## [Prompt]
Write the data below out exactly as it stands. Do not include the pictures.
[Begin Data excerpt]
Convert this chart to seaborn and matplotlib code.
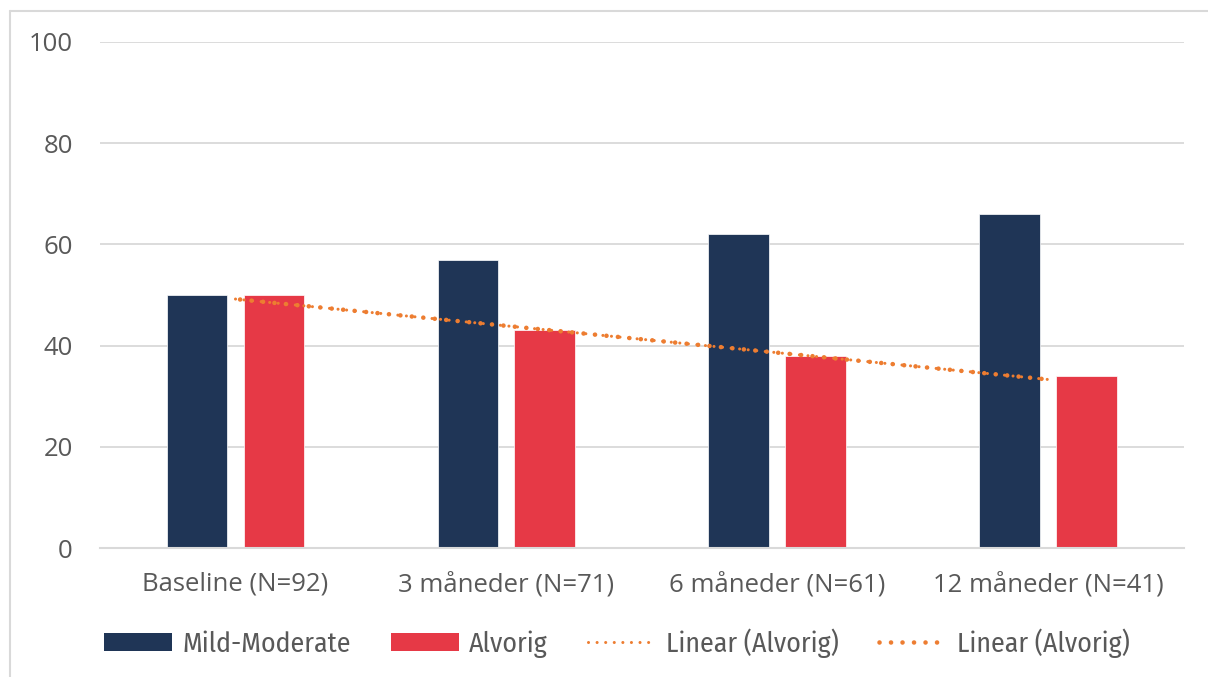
import numpy as np
import pandas as pd
import matplotlib
matplotlib.use("Agg")
import matplotlib.pyplot as plt
from matplotlib.patches import Patch
from matplotlib.lines import Line2D
import seaborn as sns

# Outcome share per follow-up visit
categories = ["Baseline (N=92)", "3 måneder (N=71)", "6 måneder (N=61)", "12 måneder (N=41)"]
mild_moderate = [50, 57, 62, 66]
alvorig = [50, 43, 38, 34]
series_names = ["Mild-Moderate", "Alvorig"]
trend_labels = ["Linear (Alvorig)", "Linear (Alvorig)"]
y_ticks = [0, 20, 40, 60, 80, 100]

NAVY = "#1F3556"
RED = "#E63946"
ORANGE = "#ED7D31"
GRID = "#D9D9D9"
TEXT = "#595959"

sns.set_theme(style="white")
plt.rcParams["font.family"] = ["Open Sans", "DejaVu Sans"]

df = pd.DataFrame({
    "visit": categories * 2,
    "series": [series_names[0]] * len(categories) + [series_names[1]] * len(categories),
    "value": mild_moderate + alvorig,
})

fig = plt.figure(figsize=(12.08, 6.77), dpi=100)
ax = fig.add_axes([0.0828, 0.1905, 0.8972, 0.7475])

sns.barplot(data=df, x="visit", y="value", hue="series", order=categories,
            hue_order=series_names, palette=[NAVY, RED], saturation=1,
            width=0.568, gap=0.208, edgecolor="white", linewidth=0.5,
            legend=False, ax=ax, zorder=2)

# Linear trend of the Alvorig series, drawn twice with two dot sizes
xpos = np.arange(len(categories))
slope, intercept = np.polyfit(xpos, alvorig, 1)
trend = slope * xpos + intercept
small_dots = dict(color=ORANGE, lw=2.2, linestyle=(0, (0.01, 2.8)), dash_capstyle="round")
large_dots = dict(color=ORANGE, lw=3.3, linestyle=(1.5, (0.01, 2.5)), dash_capstyle="round")
ax.plot(xpos, trend, zorder=3, **small_dots)
ax.plot(xpos, trend, zorder=3, **large_dots)

ax.set_xlim(-0.5, len(categories) - 0.5)
ax.set_ylim(0, 100)
ax.set_yticks(y_ticks)
ax.yaxis.grid(True, color=GRID, lw=1.3, zorder=0)
ax.set_axisbelow(True)
for side in ["top", "right", "left"]:
    ax.spines[side].set_visible(False)
ax.spines["bottom"].set_color(GRID)
ax.spines["bottom"].set_linewidth(1.5)
ax.set_xlabel("")
ax.set_ylabel("")
ax.tick_params(axis="both", length=0, labelsize=18.5, colors=TEXT)
ax.tick_params(axis="x", pad=17)
ax.tick_params(axis="y", pad=19.5)

handles = [
    Patch(facecolor=NAVY, edgecolor="none"),
    Patch(facecolor=RED, edgecolor="none"),
    Line2D([], [], **small_dots),
    Line2D([], [], **dict(large_dots, linestyle=(0, (0.01, 2.5)))),
]
labels = series_names + trend_labels
leg = fig.legend(handles, labels, loc="center", bbox_to_anchor=(0.511, 1 - 643 / 677),
                 ncol=4, frameon=False, handlelength=2.45, handleheight=0.65,
                 handletextpad=0.36, columnspacing=1.45,
                 prop={"family": ["Fira Sans Condensed", "DejaVu Sans"], "size": 20})
for t in leg.get_texts():
    t.set_color(TEXT)

# Chart frame
fig.add_artist(Line2D([10 / 1208, 10 / 1208], [0, 1 - 11 / 677], color=GRID, lw=1.5,
                      transform=fig.transFigure))
fig.add_artist(Line2D([10 / 1208, 1], [1 - 11 / 677, 1 - 11 / 677], color=GRID, lw=1.5,
                      transform=fig.transFigure))

fig.savefig("out.png", dpi=100, facecolor="white")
[End Data excerpt]
## [Solved problem]
Convert this chart to seaborn and matplotlib code.
import numpy as np
import pandas as pd
import matplotlib
matplotlib.use("Agg")
import matplotlib.pyplot as plt
from matplotlib.patches import Patch
from matplotlib.lines import Line2D
import seaborn as sns

# Outcome share per follow-up visit
categories = ["Baseline (N=92)", "3 måneder (N=71)", "6 måneder (N=61)", "12 måneder (N=41)"]
mild_moderate = [50, 57, 62, 66]
alvorig = [50, 43, 38, 34]
series_names = ["Mild-Moderate", "Alvorig"]
trend_labels = ["Linear (Alvorig)", "Linear (Alvorig)"]
y_ticks = [0, 20, 40, 60, 80, 100]

NAVY = "#1F3556"
RED = "#E63946"
ORANGE = "#ED7D31"
GRID = "#D9D9D9"
TEXT = "#595959"

sns.set_theme(style="white")
plt.rcParams["font.family"] = ["Open Sans", "DejaVu Sans"]

df = pd.DataFrame({
    "visit": categories * 2,
    "series": [series_names[0]] * len(categories) + [series_names[1]] * len(categories),
    "value": mild_moderate + alvorig,
})

fig = plt.figure(figsize=(12.08, 6.77), dpi=100)
ax = fig.add_axes([0.0828, 0.1905, 0.8972, 0.7475])

sns.barplot(data=df, x="visit", y="value", hue="series", order=categories,
            hue_order=series_names, palette=[NAVY, RED], saturation=1,
            width=0.568, gap=0.208, edgecolor="white", linewidth=0.5,
            legend=False, ax=ax, zorder=2)

# Linear trend of the Alvorig series, drawn twice with two dot sizes
xpos = np.arange(len(categories))
slope, intercept = np.polyfit(xpos, alvorig, 1)
trend = slope * xpos + intercept
small_dots = dict(color=ORANGE, lw=2.2, linestyle=(0, (0.01, 2.8)), dash_capstyle="round")
large_dots = dict(color=ORANGE, lw=3.3, linestyle=(1.5, (0.01, 2.5)), dash_capstyle="round")
ax.plot(xpos, trend, zorder=3, **small_dots)
ax.plot(xpos, trend, zorder=3, **large_dots)

ax.set_xlim(-0.5, len(categories) - 0.5)
ax.set_ylim(0, 100)
ax.set_yticks(y_ticks)
ax.yaxis.grid(True, color=GRID, lw=1.3, zorder=0)
ax.set_axisbelow(True)
for side in ["top", "right", "left"]:
    ax.spines[side].set_visible(False)
ax.spines["bottom"].set_color(GRID)
ax.spines["bottom"].set_linewidth(1.5)
ax.set_xlabel("")
ax.set_ylabel("")
ax.tick_params(axis="both", length=0, labelsize=18.5, colors=TEXT)
ax.tick_params(axis="x", pad=17)
ax.tick_params(axis="y", pad=19.5)

handles = [
    Patch(facecolor=NAVY, edgecolor="none"),
    Patch(facecolor=RED, edgecolor="none"),
    Line2D([], [], **small_dots),
    Line2D([], [], **dict(large_dots, linestyle=(0, (0.01, 2.5)))),
]
labels = series_names + trend_labels
leg = fig.legend(handles, labels, loc="center", bbox_to_anchor=(0.511, 1 - 643 / 677),
                 ncol=4, frameon=False, handlelength=2.45, handleheight=0.65,
                 handletextpad=0.36, columnspacing=1.45,
                 prop={"family": ["Fira Sans Condensed", "DejaVu Sans"], "size": 20})
for t in leg.get_texts():
    t.set_color(TEXT)

# Chart frame
fig.add_artist(Line2D([10 / 1208, 10 / 1208], [0, 1 - 11 / 677], color=GRID, lw=1.5,
                      transform=fig.transFigure))
fig.add_artist(Line2D([10 / 1208, 1], [1 - 11 / 677, 1 - 11 / 677], color=GRID, lw=1.5,
                      transform=fig.transFigure))

fig.savefig("out.png", dpi=100, facecolor="white")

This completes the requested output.